:: STORED DATA ::
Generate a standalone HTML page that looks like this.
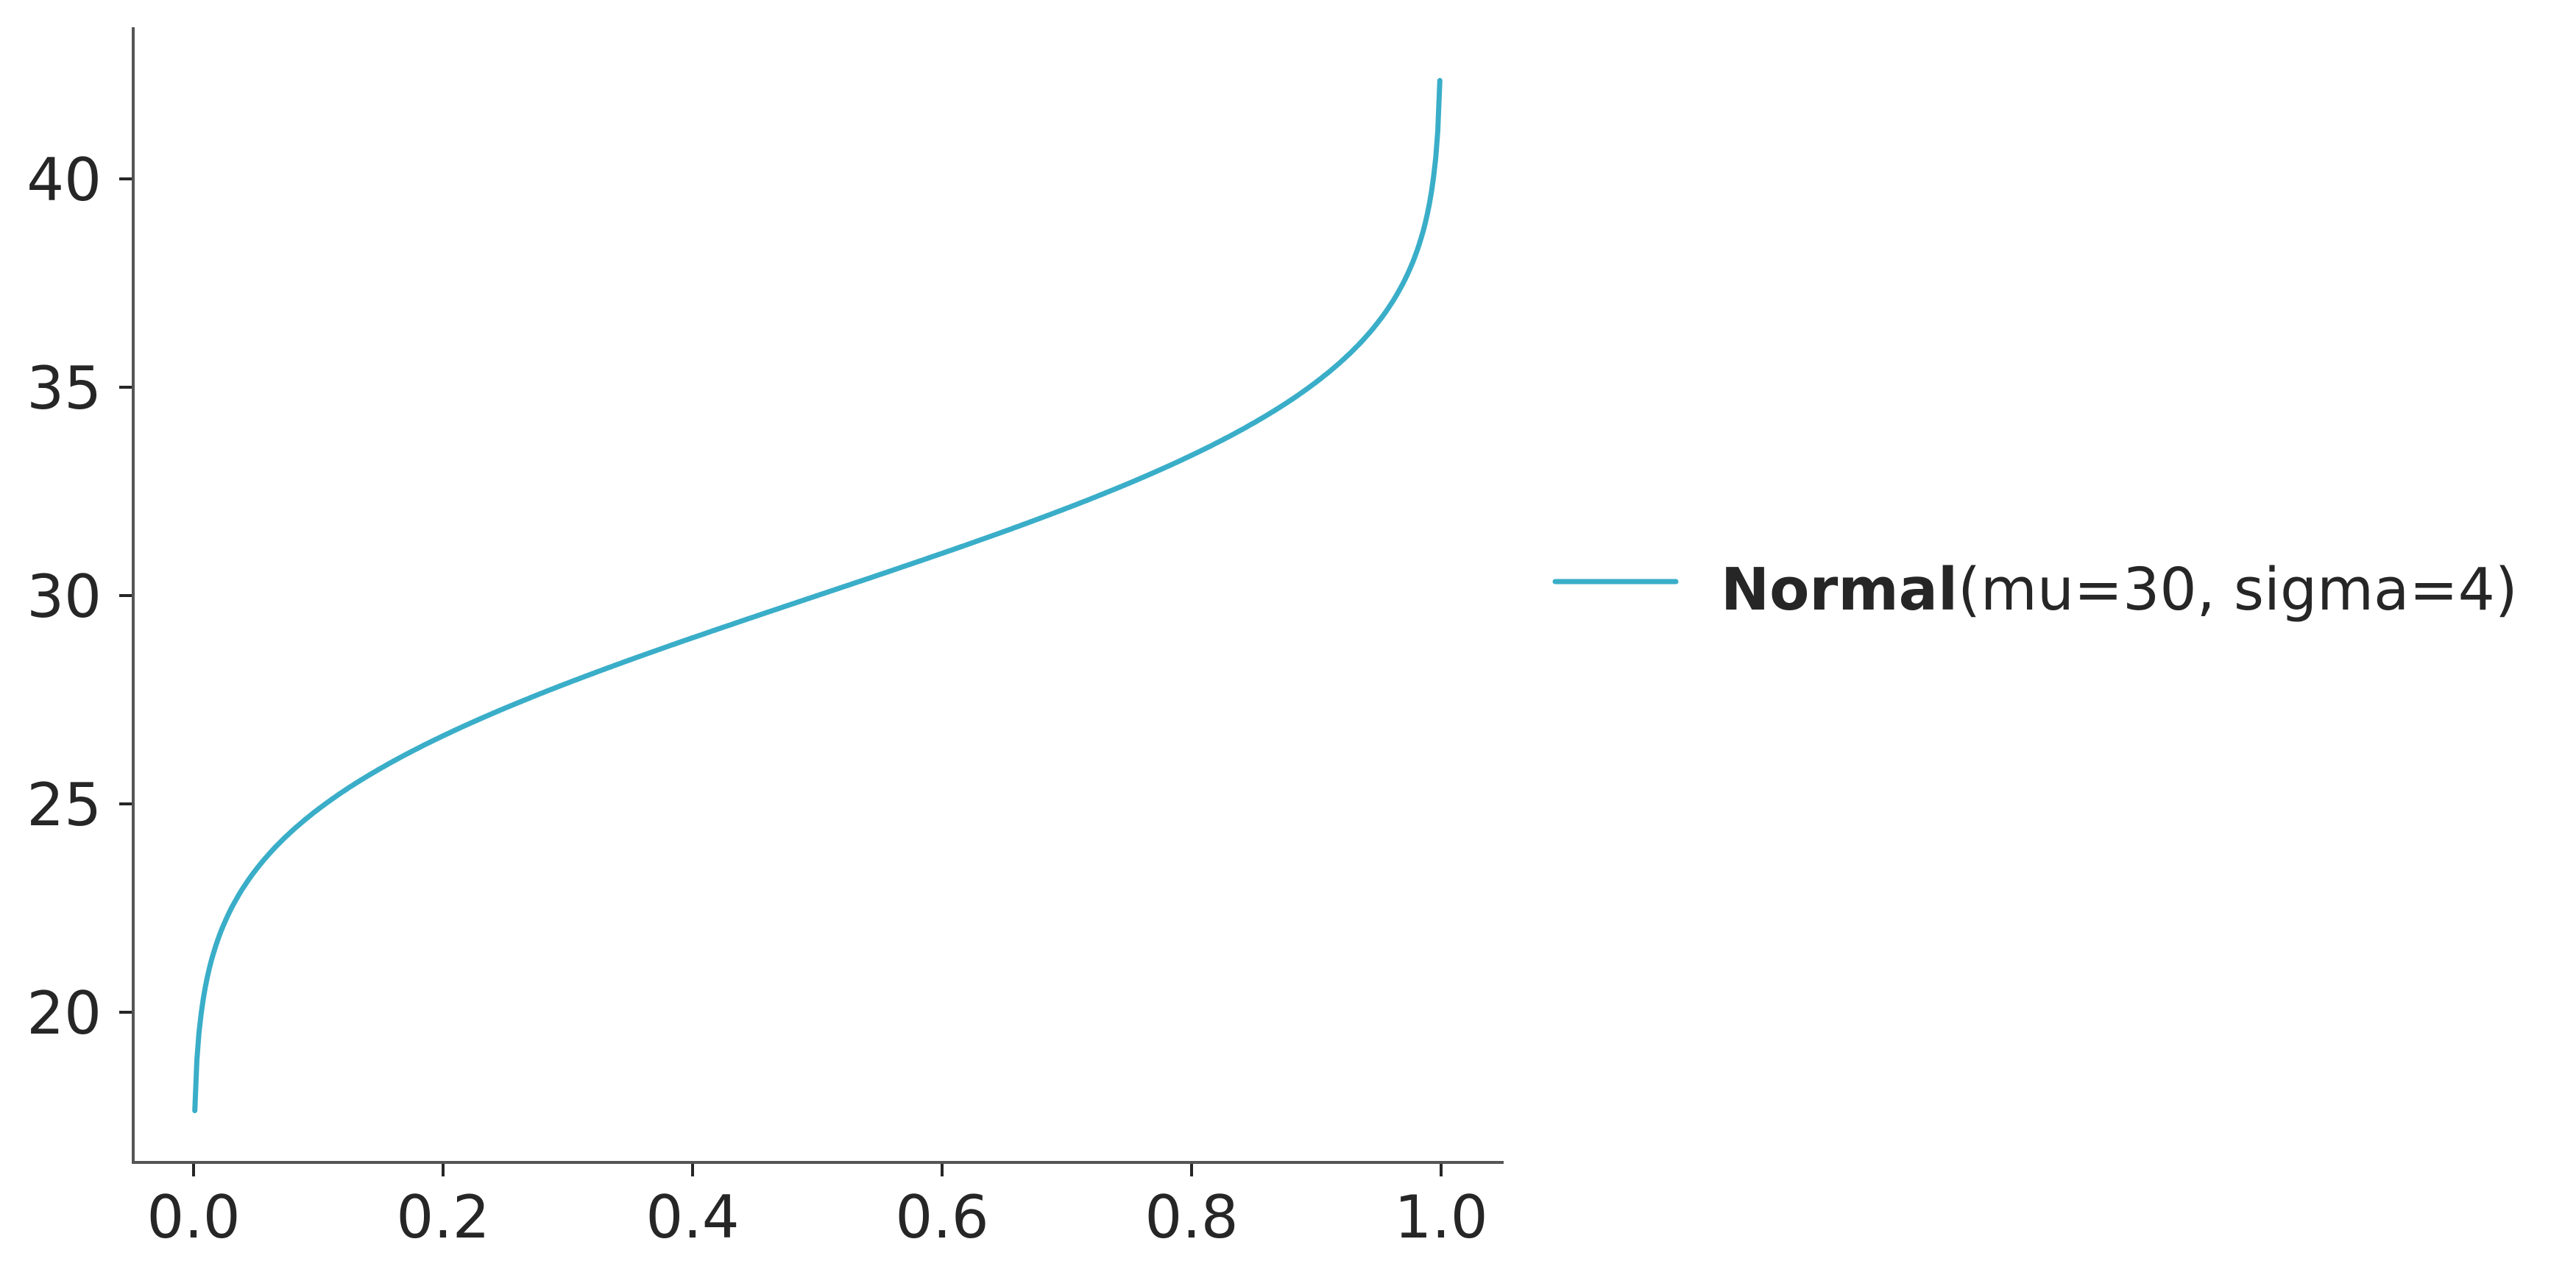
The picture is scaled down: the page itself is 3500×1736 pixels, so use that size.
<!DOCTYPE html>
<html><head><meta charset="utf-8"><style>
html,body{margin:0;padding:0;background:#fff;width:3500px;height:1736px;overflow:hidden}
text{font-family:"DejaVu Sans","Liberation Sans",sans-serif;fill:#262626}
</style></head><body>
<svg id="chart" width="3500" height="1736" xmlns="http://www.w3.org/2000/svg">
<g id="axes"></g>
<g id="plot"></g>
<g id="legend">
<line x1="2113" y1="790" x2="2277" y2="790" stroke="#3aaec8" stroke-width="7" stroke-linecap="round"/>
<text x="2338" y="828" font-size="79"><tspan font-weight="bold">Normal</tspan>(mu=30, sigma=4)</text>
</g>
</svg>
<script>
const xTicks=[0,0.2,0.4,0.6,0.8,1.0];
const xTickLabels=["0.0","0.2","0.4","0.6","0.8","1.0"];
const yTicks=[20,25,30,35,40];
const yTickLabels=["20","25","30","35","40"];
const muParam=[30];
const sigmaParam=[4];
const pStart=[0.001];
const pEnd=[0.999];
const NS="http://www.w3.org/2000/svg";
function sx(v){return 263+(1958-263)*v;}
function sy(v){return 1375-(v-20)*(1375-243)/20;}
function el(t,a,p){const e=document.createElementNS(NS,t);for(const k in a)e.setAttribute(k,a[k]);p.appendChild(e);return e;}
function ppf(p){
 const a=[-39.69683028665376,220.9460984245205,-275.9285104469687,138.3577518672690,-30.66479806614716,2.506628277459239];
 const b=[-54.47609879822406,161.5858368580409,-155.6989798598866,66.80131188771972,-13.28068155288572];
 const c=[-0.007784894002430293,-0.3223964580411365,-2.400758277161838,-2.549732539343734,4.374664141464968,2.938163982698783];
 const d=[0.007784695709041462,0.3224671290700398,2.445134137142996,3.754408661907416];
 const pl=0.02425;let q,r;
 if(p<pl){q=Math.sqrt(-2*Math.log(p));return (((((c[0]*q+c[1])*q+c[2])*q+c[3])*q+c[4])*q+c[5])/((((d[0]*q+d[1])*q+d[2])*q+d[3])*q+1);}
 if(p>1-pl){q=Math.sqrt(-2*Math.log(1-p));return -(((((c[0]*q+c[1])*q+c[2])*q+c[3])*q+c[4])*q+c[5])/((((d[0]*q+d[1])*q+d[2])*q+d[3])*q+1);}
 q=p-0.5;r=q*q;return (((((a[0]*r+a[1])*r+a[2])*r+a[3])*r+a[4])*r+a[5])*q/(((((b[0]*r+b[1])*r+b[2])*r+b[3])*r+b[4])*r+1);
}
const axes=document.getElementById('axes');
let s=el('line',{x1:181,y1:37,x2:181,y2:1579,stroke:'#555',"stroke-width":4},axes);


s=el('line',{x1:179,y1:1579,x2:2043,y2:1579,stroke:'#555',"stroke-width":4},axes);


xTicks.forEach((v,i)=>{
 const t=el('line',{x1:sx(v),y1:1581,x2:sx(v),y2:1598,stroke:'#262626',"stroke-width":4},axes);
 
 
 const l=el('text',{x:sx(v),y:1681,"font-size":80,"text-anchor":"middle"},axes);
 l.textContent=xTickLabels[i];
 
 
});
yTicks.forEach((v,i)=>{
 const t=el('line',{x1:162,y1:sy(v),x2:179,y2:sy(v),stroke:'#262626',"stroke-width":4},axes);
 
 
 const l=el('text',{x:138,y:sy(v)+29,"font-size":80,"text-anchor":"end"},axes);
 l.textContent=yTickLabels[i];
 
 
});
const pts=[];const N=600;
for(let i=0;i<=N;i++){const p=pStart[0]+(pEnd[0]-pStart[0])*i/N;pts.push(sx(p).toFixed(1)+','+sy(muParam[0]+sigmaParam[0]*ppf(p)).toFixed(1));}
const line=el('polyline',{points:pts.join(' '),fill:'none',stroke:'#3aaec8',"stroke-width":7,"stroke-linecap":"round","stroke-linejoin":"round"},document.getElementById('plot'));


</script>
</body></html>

:: PROBLEM STATEMENT ::
The listing above needs to be output again exactly. Don't include the pictures.

:: SOLUTION BELOW ::
Generate a standalone HTML page that looks like this.
The picture is scaled down: the page itself is 3500×1736 pixels, so use that size.
<!DOCTYPE html>
<html><head><meta charset="utf-8"><style>
html,body{margin:0;padding:0;background:#fff;width:3500px;height:1736px;overflow:hidden}
text{font-family:"DejaVu Sans","Liberation Sans",sans-serif;fill:#262626}
</style></head><body>
<svg id="chart" width="3500" height="1736" xmlns="http://www.w3.org/2000/svg">
<g id="axes"></g>
<g id="plot"></g>
<g id="legend">
<line x1="2113" y1="790" x2="2277" y2="790" stroke="#3aaec8" stroke-width="7" stroke-linecap="round"/>
<text x="2338" y="828" font-size="79"><tspan font-weight="bold">Normal</tspan>(mu=30, sigma=4)</text>
</g>
</svg>
<script>
const xTicks=[0,0.2,0.4,0.6,0.8,1.0];
const xTickLabels=["0.0","0.2","0.4","0.6","0.8","1.0"];
const yTicks=[20,25,30,35,40];
const yTickLabels=["20","25","30","35","40"];
const muParam=[30];
const sigmaParam=[4];
const pStart=[0.001];
const pEnd=[0.999];
const NS="http://www.w3.org/2000/svg";
function sx(v){return 263+(1958-263)*v;}
function sy(v){return 1375-(v-20)*(1375-243)/20;}
function el(t,a,p){const e=document.createElementNS(NS,t);for(const k in a)e.setAttribute(k,a[k]);p.appendChild(e);return e;}
function ppf(p){
 const a=[-39.69683028665376,220.9460984245205,-275.9285104469687,138.3577518672690,-30.66479806614716,2.506628277459239];
 const b=[-54.47609879822406,161.5858368580409,-155.6989798598866,66.80131188771972,-13.28068155288572];
 const c=[-0.007784894002430293,-0.3223964580411365,-2.400758277161838,-2.549732539343734,4.374664141464968,2.938163982698783];
 const d=[0.007784695709041462,0.3224671290700398,2.445134137142996,3.754408661907416];
 const pl=0.02425;let q,r;
 if(p<pl){q=Math.sqrt(-2*Math.log(p));return (((((c[0]*q+c[1])*q+c[2])*q+c[3])*q+c[4])*q+c[5])/((((d[0]*q+d[1])*q+d[2])*q+d[3])*q+1);}
 if(p>1-pl){q=Math.sqrt(-2*Math.log(1-p));return -(((((c[0]*q+c[1])*q+c[2])*q+c[3])*q+c[4])*q+c[5])/((((d[0]*q+d[1])*q+d[2])*q+d[3])*q+1);}
 q=p-0.5;r=q*q;return (((((a[0]*r+a[1])*r+a[2])*r+a[3])*r+a[4])*r+a[5])*q/(((((b[0]*r+b[1])*r+b[2])*r+b[3])*r+b[4])*r+1);
}
const axes=document.getElementById('axes');
let s=el('line',{x1:181,y1:37,x2:181,y2:1579,stroke:'#555',"stroke-width":4},axes);


s=el('line',{x1:179,y1:1579,x2:2043,y2:1579,stroke:'#555',"stroke-width":4},axes);


xTicks.forEach((v,i)=>{
 const t=el('line',{x1:sx(v),y1:1581,x2:sx(v),y2:1598,stroke:'#262626',"stroke-width":4},axes);
 
 
 const l=el('text',{x:sx(v),y:1681,"font-size":80,"text-anchor":"middle"},axes);
 l.textContent=xTickLabels[i];
 
 
});
yTicks.forEach((v,i)=>{
 const t=el('line',{x1:162,y1:sy(v),x2:179,y2:sy(v),stroke:'#262626',"stroke-width":4},axes);
 
 
 const l=el('text',{x:138,y:sy(v)+29,"font-size":80,"text-anchor":"end"},axes);
 l.textContent=yTickLabels[i];
 
 
});
const pts=[];const N=600;
for(let i=0;i<=N;i++){const p=pStart[0]+(pEnd[0]-pStart[0])*i/N;pts.push(sx(p).toFixed(1)+','+sy(muParam[0]+sigmaParam[0]*ppf(p)).toFixed(1));}
const line=el('polyline',{points:pts.join(' '),fill:'none',stroke:'#3aaec8',"stroke-width":7,"stroke-linecap":"round","stroke-linejoin":"round"},document.getElementById('plot'));


</script>
</body></html>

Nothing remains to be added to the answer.